Open customer support - brilliant!

For customers, an alternative to crummy customer service and support? For businesses, an alternative to out-sourcing?

Letting your customers do the talking for you and with you - in public?

http://www.fastcompany.com/articles/2008/04/interview-muller.html?page=0%2C1

This is brilliant.  I’m a tech person, but not a joiner. (It’s just my demeanor.)  But within a few minutes of visiting http://getsatisfaction.com, I’d signed up.

It taps into my main motivation for blogging on my personal site - to help people solve problems I had to resolve the hard way. (”Hard way” means, when I searched for a solution on Google or contacted a company’s customer/tech support, I didn’t get a solution to my problem, and so I had to figure it out on my own with research, persistence, and trial and error.)

It also falls in line with much of the motivation behind open source software communities - people coming together to solve problems, realizing that the more they share with others, the more they’re likely to get back in turn. And it provides a venue where organizations and businesses can engage in open relationships with their customers.
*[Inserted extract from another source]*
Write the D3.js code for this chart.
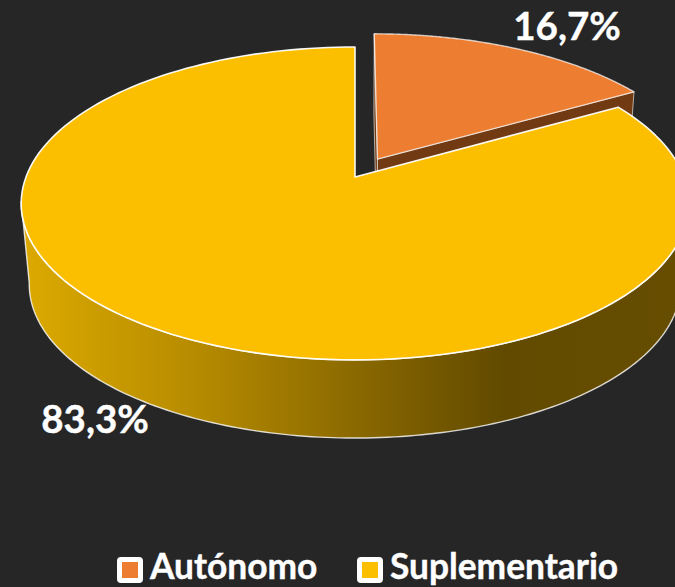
<!DOCTYPE html>
<html>
<head>
<meta charset="utf-8" />
<title>pie 3d</title>
<style>
* {
    padding: 0;
    margin: 0;
}
body {
    background: #262626;
    overflow: hidden;
}
text {
    font-family: Lato, "Open Sans", sans-serif;
    font-weight: 700;
    fill: #fff;
    stroke: #fff;
    stroke-width: 0.4;
}
</style>
</head>
<body>
<div id="graph"></div>
<script src="https://cdn.jsdelivr.net/npm/d3@7"></script>
<script>
    var categories = ["Autónomo", "Suplementario"]
    var values = [16.7, 83.3]
    var labels = ["16,7%", "83,3%"]
    var colors = ["#ed7d31", "#fcbf00"]
    var faceColors = ["#713a12", "#5f4800"]

    var width = 675, height = 587
    var svg = d3.select("#graph").append("svg")
        .attr("width", width).attr("height", height).style("display", "block")

    // fake 3d: unit circle in the plane, pushed through a perspective transform
    var cx = 355, cy = 177
    var rx = 329, ry = 152
    var tilt = -0.169, depth = 89.2, depthX = 0.024, depthY = 0.093
    var explode = 0.139

    function project(u, v, z) {
        var w = 1 + tilt * v
        return [cx + rx * u / (w + depthX * z), cy + (ry * v + depth * z) / (w + depthY * z)]
    }

    var arcs = d3.pie().sort(null).value(function(d) { return d })(values)
    var line = d3.line()

    // exploded centre of a slice; the big one stays at the origin of the transform
    function centre(i) {
        if (i == 1) return [0, 0]
        var mid = (arcs[i].startAngle + arcs[i].endAngle) / 2
        return [explode * Math.sin(mid), -explode * Math.cos(mid)]
    }

    function rim(i, z, a0, a1) {
        var c = centre(i), pts = []
        for (var k = 0; k <= 160; k++) {
            var a = a0 + (a1 - a0) * k / 160
            pts.push(project(c[0] + Math.sin(a), c[1] - Math.cos(a), z))
        }
        return pts
    }

    function topPath(i) {
        var c = centre(i)
        var apex = project(c[0], c[1], 0)
        return line([apex].concat(rim(i, 0, arcs[i].startAngle, arcs[i].endAngle))) + "Z"
    }

    function wallPath(i, a0, a1) {
        return line(rim(i, 0, a0, a1).concat(rim(i, 1, a0, a1).reverse())) + "Z"
    }

    function facePath(i, a) {
        var c = centre(i)
        var e = rim(i, 0, a, a)[0], f = rim(i, 1, a, a)[0]
        return line([project(c[0], c[1], 0), e, f, project(c[0], c[1], 1)]) + "Z"
    }

    var defs = svg.append("defs")
    var grad = defs.append("linearGradient").attr("id", "wall")
        .attr("gradientUnits", "userSpaceOnUse")
        .attr("x1", 21).attr("x2", 690).attr("y1", 0).attr("y2", 0)
    grad.selectAll("stop")
        .data([[0, "#dcaa00"], [0.27, "#b58a00"], [0.5, "#8a6900"], [0.72, "#624a00"], [1, "#664d00"]])
        .enter().append("stop")
        .attr("offset", function(d) { return d[0] })
        .attr("stop-color", function(d) { return d[1] })

    var pie = svg.append("g")
        .attr("stroke", "#fff").attr("stroke-linejoin", "round")

    // orange slice: cut faces first, then the lid
    pie.append("path").attr("d", facePath(0, arcs[0].endAngle))
        .attr("fill", faceColors[0]).attr("stroke-opacity", 0.6)
    pie.append("path").attr("d", facePath(0, arcs[0].startAngle))
        .attr("fill", faceColors[0]).attr("stroke-opacity", 0.6)
    pie.append("path").attr("d", topPath(0))
        .attr("fill", colors[0]).attr("stroke-opacity", 0.7).attr("stroke-width", 1.4)

    // yellow slice wall runs round the front, tangent to the lid at both ends
    pie.append("path").attr("d", wallPath(1, Math.PI * 0.53, Math.PI * 1.45))
        .attr("fill", "url(#wall)").attr("stroke-opacity", 0.8).attr("stroke-width", 1.4)
    pie.append("path").attr("d", topPath(1))
        .attr("fill", colors[1]).attr("stroke-opacity", 0.95).attr("stroke-width", 1.6)

    // data labels
    svg.append("g").selectAll("text")
        .data(labels)
        .enter().append("text")
        .attr("x", function(d, i) { return i == 0 ? 567 : 95 })
        .attr("y", function(d, i) { return i == 0 ? 40 : 433 })
        .attr("text-anchor", "middle")
        .attr("font-size", 38.5)
        .text(function(d) { return d })

    // legend
    var legendX = [117, 357]
    var legend = svg.append("g").selectAll("g")
        .data(categories)
        .enter().append("g")
        .attr("transform", function(d, i) { return "translate(" + legendX[i] + ",557)" })
    legend.append("rect")
        .attr("x", 2.5).attr("y", 2.5)
        .attr("width", 21).attr("height", 21).attr("rx", 1.5)
        .attr("fill", function(d, i) { return colors[i] })
        .attr("stroke", "#fff").attr("stroke-width", 5)
    legend.append("text")
        .attr("x", 33).attr("y", 22)
        .attr("font-size", 35.3)
        .text(function(d) { return d })
</script>
</body>
</html>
It’s a brilliant example of the value and growth potential of social networking as more than just a fad.

2 Responses to “Open customer support - brilliant!”

  1. Good Layout and design. I like your blog. I just added your RSS feed to my Google News Reader. .

    Jason Rakowski

  2. Great article. Some days I almost cringe at what people might say about their library experience - especially when it relates to how we deploy technology.

    F2F we can be so good but some days there seem to be so many things that are beyond our control - like how our catalogs work (or don’t work) for the user. Technology - I don’t want to be without it but it sometimes shoots us in the foot.

    Of course we have opportunities everyday to enhance our libraries image. I say that because I was standing in a longish line at Rite Aid this a.m. and ended up giving out my business card to the man in front of me.

    His friend had been frustrated with his “learning experience” at a library computer classes and now I had a chance to improve on that experience. I told him to have his friend call me. How easy was that??

    I was told by the “pioneer of information brokering”, Sue Rugge, to always have pockets and always have business cards in those pockets and give them out to anyone and everyone. Hopefully, I’ll get a chance to can improve on this person’s library experience.